Ecom Express, founded in 2012 and headquartered in Gurugram, has faced significant financial challenges recently. The company canceled its IPO plans in 2024 and laid off hundreds of employees due to operational setbacks, including losing a major client, Meesho, which shifted to its in-house logistics service Valmo. These struggles led to a distressed sale, with private equity investors like Warburg Pincus and Partners Group exiting their stakes entirely.

Strategic Benefits for Delhivery

  1. Enhanced Scale: The acquisition will strengthen Delhivery’s network reach and infrastructure, enabling better service delivery across India.
  2. Operational Synergies: Combining operations with Ecom Express will improve efficiency and reduce costs through economies of scale.
  3. Competitive Edge: With Ecom Express as a subsidiary, Delhivery solidifies its leadership position in the logistics space by offering broader coverage and faster services.

Challenges Addressed

The acquisition mitigates risks from Ecom Express’ financial struggles while addressing past disputes between the two companies over inflated shipment volumes reported by Ecom Express during IPO filings.

Future Outlook

The deal is expected to close within six months after regulatory approval from the Competition Commission of India (CCI).
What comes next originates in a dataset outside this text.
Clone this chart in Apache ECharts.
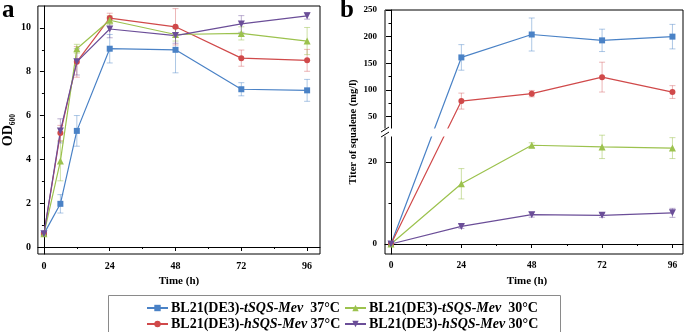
<!DOCTYPE html>
<html>
<head>
<meta charset="utf-8">
<script src="https://cdn.jsdelivr.net/npm/echarts@6/dist/echarts.min.js"></script>
<style>
  html, body { margin: 0; padding: 0; background: #fff; }
  #chart { width: 685px; height: 332px; }
</style>
</head>
<body>
<div id="chart"></div>
<script>
// growth (OD600) and squalene titer, four strains
const names = [
  'BL21(DE3)-tSQS-Mev  37°C',
  'BL21(DE3)-tSQS-Mev  30°C',
  'BL21(DE3)-hSQS-Mev 37°C',
  'BL21(DE3)-hSQS-Mev 30°C'
];

// panel a
const aTime = [0, 6, 12, 24, 48, 72, 96];
const aT37 = [0.6, 1.97, 5.3, 9.05, 9.0, 7.2, 7.15];
const aT37sd = [0.05, 0.42, 0.7, 0.65, 1.05, 0.3, 0.5];
const aH37 = [0.6, 5.2, 8.45, 10.45, 10.05, 8.62, 8.52];
const aH37sd = [0.05, 0.35, 0.7, 0.22, 0.83, 0.37, 0.5];
const aT30 = [0.6, 3.92, 9.05, 10.35, 9.7, 9.75, 9.4];
const aT30sd = [0.05, 0.9, 0.2, 0.2, 0.3, 0.3, 0.62];
const aH30 = [0.6, 5.3, 8.45, 9.95, 9.65, 10.18, 10.55];
const aH30sd = [0.05, 0.55, 0.6, 0.4, 0.35, 0.38, 0.15];

// panel b
const bTime = [0, 24, 48, 72, 96];
const bT37 = [0, 161, 204, 193, 200];
const bT37sd = [0, 24, 31, 21, 23];
const bH37 = [0, 79, 93, 124, 96];
const bH37sd = [0, 15, 6, 28, 12];
const bT30 = [0, 14.7, 24.1, 23.7, 23.4];
const bT30sd = [0, 3.7, 0.6, 2.85, 2.55];
const bH30 = [0, 4.3, 7.15, 7.0, 7.6];
const bH30sd = [0, 0.5, 0.6, 0.5, 1.1];

const timeTicks = [0, 24, 48, 72, 96];
const timeMinor = [12, 36, 60, 84];
const odTicks = [0, 2, 4, 6, 8, 10];
const odMinor = [1, 3, 5, 7, 9];
const titerTicks = [0, 20, 50, 100, 150, 200, 250];
const titerMinor = [10, 75, 125, 175, 225];

const colors = ['#4a82c6', '#9cc24e', '#d0494a', '#6b4e98'];
const errColors = ['rgba(74,130,198,0.45)', 'rgba(156,194,78,0.5)', 'rgba(208,73,74,0.4)', 'rgba(107,78,152,0.45)'];
const symbols = ['rect', 'triangle', 'circle', 'path://M0,0L10,0L5,8.7Z'];
const symSizes = [6, 7, 6, 7];
const FONT = 'Liberation Serif';

// broken titer axis: lower part 0..LOW linear, upper part from 20 squeezed by RATIO
const LOW = 27.2, UP0 = 20, RATIO = 0.13;
const brk = v => (v <= LOW ? v : LOW + (v - UP0) * RATIO);
const unbrk = d => (d <= LOW + 1e-6 ? d : UP0 + (d - LOW) / RATIO);

const chart = echarts.init(document.getElementById('chart'));

function errSeries(name, xi, yi, times, vals, sds, color, trans) {
  const f = trans || (v => v);
  return {
    name: name + ' err', type: 'custom', xAxisIndex: xi, yAxisIndex: yi, z: 1,
    data: times.map((t, i) => [t, f(vals[i] - sds[i]), f(vals[i] + sds[i]), sds[i]]),
    encode: { x: 0, y: [1, 2] },
    renderItem: (params, api) => {
      if (!api.value(3)) return null;
      const lo = api.coord([api.value(0), api.value(1)]);
      const hi = api.coord([api.value(0), api.value(2)]);
      const w = 3, st = { stroke: color, lineWidth: 1 };
      return {
        type: 'group', children: [
          { type: 'line', shape: { x1: lo[0], y1: lo[1], x2: hi[0], y2: hi[1] }, style: st },
          { type: 'line', shape: { x1: lo[0] - w, y1: lo[1], x2: lo[0] + w, y2: lo[1] }, style: st },
          { type: 'line', shape: { x1: hi[0] - w, y1: hi[1], x2: hi[0] + w, y2: hi[1] }, style: st }
        ]
      };
    }
  };
}

function lineSeries(k, xi, yi, times, vals, trans) {
  const f = trans || (v => v);
  return {
    name: names[k], type: 'line', xAxisIndex: xi, yAxisIndex: yi, z: 3,
    data: times.map((t, i) => [t, f(vals[i])]),
    symbol: symbols[k], symbolSize: symSizes[k], showSymbol: true,
    lineStyle: { color: colors[k], width: 1.2 },
    itemStyle: { color: colors[k] },
    emphasis: { disabled: true }
  };
}

const aSets = [[aT37, aT37sd], [aT30, aT30sd], [aH37, aH37sd], [aH30, aH30sd]];
const bSets = [[bT37, bT37sd], [bT30, bT30sd], [bH37, bH37sd], [bH30, bH30sd]];
const drawOrder = [0, 2, 1, 3];

const series = [];
drawOrder.forEach(k => {
  series.push(errSeries(names[k] + ' a', 0, 0, aTime, aSets[k][0], aSets[k][1], errColors[k]));
  series.push(lineSeries(k, 0, 0, aTime, aSets[k][0]));
});
drawOrder.forEach(k => {
  series.push(errSeries(names[k] + ' b', 2, 2, bTime, bSets[k][0], bSets[k][1], errColors[k], brk));
  series.push(lineSeries(k, 2, 2, bTime, bSets[k][0], brk));
});

const tickLabel = size => ({ fontFamily: FONT, fontWeight: 'bold', fontSize: size, color: '#000' });
const axLine = { lineStyle: { color: '#000', width: 1 } };

function mainX(grid, min, max, size) {
  return {
    type: 'value', gridIndex: grid, position: 'bottom', min, max,
    axisLine: axLine, splitLine: { show: false },
    axisTick: { length: 4, customValues: timeTicks, lineStyle: { color: '#000' } },
    axisLabel: Object.assign({ customValues: timeTicks, margin: 7 }, tickLabel(size)),
    name: 'Time (h)', nameLocation: 'middle', nameGap: 19,
    nameTextStyle: { fontFamily: FONT, fontWeight: 'bold', fontSize: 11, color: '#000',
      padding: grid === 1 ? [0, 14, 0, 0] : 0 }
  };
}
function minorX(grid, min, max) {
  return {
    type: 'value', gridIndex: grid, position: 'bottom', min, max,
    axisLine: { show: false }, splitLine: { show: false }, axisLabel: { show: false },
    axisTick: { length: 2, customValues: timeMinor, lineStyle: { color: '#000' } }
  };
}

const labelB = tickLabel(9);

chart.setOption({
  animation: false,
  textStyle: { fontFamily: FONT },
  grid: [
    { left: 35, top: 6, width: 285, height: 248, show: true, borderColor: '#000', borderWidth: 1 },
    { left: 385, top: 10, width: 298, height: 244, show: true, borderColor: '#000', borderWidth: 1 }
  ],
  xAxis: [
    mainX(0, -2.2, 100.7, 10),
    minorX(0, -2.2, 100.7),
    mainX(1, -2.05, 99.6, 9.5),
    minorX(1, -2.05, 99.6)
  ],
  yAxis: [
    {
      type: 'value', gridIndex: 0, position: 'left', min: -0.32, max: 11.0,
      axisLine: axLine, splitLine: { show: false },
      axisTick: { length: 4, customValues: odTicks, lineStyle: { color: '#000' } },
      axisLabel: Object.assign({ customValues: odTicks, margin: 7 }, tickLabel(10)),
      name: '{a|OD}{s|600}', nameLocation: 'middle', nameGap: 22,
      nameTextStyle: {
        rich: {
          a: { fontFamily: FONT, fontWeight: 'bold', fontSize: 14, color: '#000' },
          s: { fontFamily: FONT, fontWeight: 'bold', fontSize: 7.5, color: '#000', verticalAlign: 'bottom', padding: [0, 0, -2, 0] }
        }
      }
    },
    {
      type: 'value', gridIndex: 0, position: 'left', min: -0.32, max: 11.0,
      axisLine: { show: false }, splitLine: { show: false }, axisLabel: { show: false },
      axisTick: { length: 2, customValues: odMinor, lineStyle: { color: '#000' } }
    },
    {
      type: 'value', gridIndex: 1, position: 'left', min: -2.44, max: brk(250),
      axisLine: axLine, splitLine: { show: false },
      axisTick: { length: 5, customValues: titerTicks.map(brk), lineStyle: { color: '#000' } },
      axisLabel: Object.assign({
        customValues: titerTicks.map(brk), margin: 8,
        formatter: v => String(Math.round(unbrk(v)))
      }, labelB),
      name: 'Titer of squalene (mg/l)', nameLocation: 'middle', nameGap: 26,
      nameTextStyle: { fontFamily: FONT, fontWeight: 'bold', fontSize: 10.5, color: '#000' }
    },
    {
      type: 'value', gridIndex: 1, position: 'left', min: -2.44, max: brk(250),
      axisLine: { show: false }, splitLine: { show: false }, axisLabel: { show: false },
      axisTick: { length: 2.5, customValues: titerMinor.map(brk), lineStyle: { color: '#000' } }
    }
  ],
  legend: [0, 1].map(c => ({
    data: [names[c], names[c + 2]],
    orient: 'vertical', left: c === 0 ? 146 : 344, top: 300,
    padding: 0, itemGap: 0, itemWidth: 21, itemHeight: 8,
    selectedMode: false,
    formatter: n => n.replace(/^(BL21\(DE3\)-)(\S+)(\s+.*)$/, '{n|$1}{i|$2}{n|$3}'),
    textStyle: {
      lineHeight: 16, padding: [0, 0, 0, -2],
      rich: {
        n: { fontFamily: FONT, fontWeight: 'bold', fontSize: 14, color: '#000', lineHeight: 16 },
        i: { fontFamily: FONT, fontWeight: 'bold', fontStyle: 'italic', fontSize: 14, color: '#000', lineHeight: 16 }
      }
    }
  })),
  series
});

// panel letters, legend frame and the break marks on the titer axis
const axX = chart.convertToPixel({ xAxisIndex: 2 }, -2.05);
const brY = chart.convertToPixel({ yAxisIndex: 2 }, LOW);
const gapRight = chart.convertToPixel({ xAxisIndex: 2 }, 28);
chart.setOption({
  graphic: [
    { type: 'text', left: 2, top: -2, z: 10, style: { text: 'a', font: 'bold 25px "Liberation Serif"', fill: '#000' } },
    { type: 'text', left: 340, top: -2, z: 10, style: { text: 'b', font: 'bold 25px "Liberation Serif"', fill: '#000' } },
    { type: 'rect', z: 10, shape: { x: 108.5, y: 295.5, width: 452, height: 40 }, style: { fill: 'none', stroke: '#8a8a8a', lineWidth: 1 } },
    { type: 'rect', z: 20, shape: { x: axX - 2, y: brY - 4, width: gapRight - axX + 2, height: 8 }, style: { fill: '#fff' } },
    { type: 'line', z: 21, shape: { x1: axX - 4, y1: brY - 0.5, x2: axX + 4, y2: brY - 5.5 }, style: { stroke: '#000', lineWidth: 1 } },
    { type: 'line', z: 21, shape: { x1: axX - 4, y1: brY + 4.5, x2: axX + 4, y2: brY - 0.5 }, style: { stroke: '#000', lineWidth: 1 } }
  ]
});
</script>
</body>
</html>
Post-acquisition, Ecom Express will operate as a subsidiary of Delhivery, unlocking new growth opportunities such as advanced logistics technology integration and expanded customer reach.

With ₹5,488 crore in cash reserves as of September 2024, Delhivery is well-positioned to finance this acquisition without compromising financial stability. This move underscores Delhivery’s commitment to innovation and efficiency in India’s rapidly evolving logistics landscape.